Monday, August 13, 2012

A Bit More Personal Post

I have been kind of debating with myself as to whether or not I really wanted to create this post, but I feel like someone out there could really benefit from the message, just as I did.  I'm not ashamed to tell you that I attended Al-Anon meetings.  I'm not going to get into detail here, but for those whose lives have been impacted forever by a loved one's use of alcohol, Al-Anon is the answer to your prayers.  Anyways, I used to attend these meetings up in South Dakota once to twice a week and I really enjoyed the sense of peace I gained from my attendance.  I had purchased a couple of daily reader books (a lot of my Today's Thoughts came from these books), but ever since we moved down here I haven't even really cracked them open.  Sure, they had been stuffed down in a box for a while and I could have unpacked them, but I chose not to.  I thought that I had learned enough to keep me sane and would be perfectly fine roughing the waters - I was thousands of miles away from the alcohol abuser and "reasoned" that the principals learned from the books wouldn't really apply to me any longer.  And boy was I wrong.

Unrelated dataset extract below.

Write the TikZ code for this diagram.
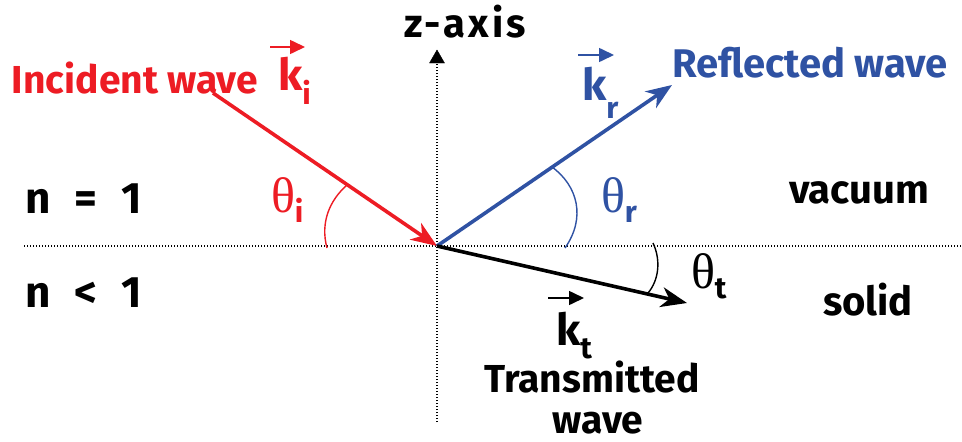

I finally reached a point over the weekend when I realized that I had gotten back to my old self - the controlling, manipulative, cynical Rachel that I had hoped and prayed I would never have to face again.  I had forgotten everything that I learned up in South Dakota and allowed myself to return to the state of darkness and despair - something I hoped I would never have to battle my way through again.  So yesterday morning I was woken up by something (could have been Hubby's snoring or Grizzly rooting around - who knows), but I was fully awake instantaneously.  That's weird for me.  It takes me a minimum of 10 minutes to be fully awake in the morning, depending on how fast I can down a cup of coffee...or two...sometimes three.  I suddenly got the urge to read - to read my Bible, to read a Beth Moore daily devotional book that I received from my dad, and to read the Al-Anon literature.  So I did.  I grabbed a pen and a journal my sister recently sent me in a goodie package, filled up my coffee cup, and headed out onto the lanai.

What I read yesterday morning was the only encouragement I needed to completely convince me that I was doing what God intended for me to do by picking up and reading those books.  I paged my way through each of them to the entries marked for "August 12" and was moved by what I read.  It was one of those God moments - when you know that it was Him who woke you up and Him who lead you to that literature and Him who was trying to speak to you.  The words that I read still rang loud and clear in my head as I read my passages this morning and even still now as I'm constructing this post:

I must learn not to expect or demand.  I will look for, and appreciate, positive and desirable actions, and not concentrate on the negative. I must, in other words do something constructive about my own attitude.  Let me learn to accept things as they are and stop manipulating them into changing.

Of all of the 365 pages in that particular book - out of all of the books I could have chosen to read, or even activities I could have chosen to do that morning rather than read, that is the page I was led to.  God is good.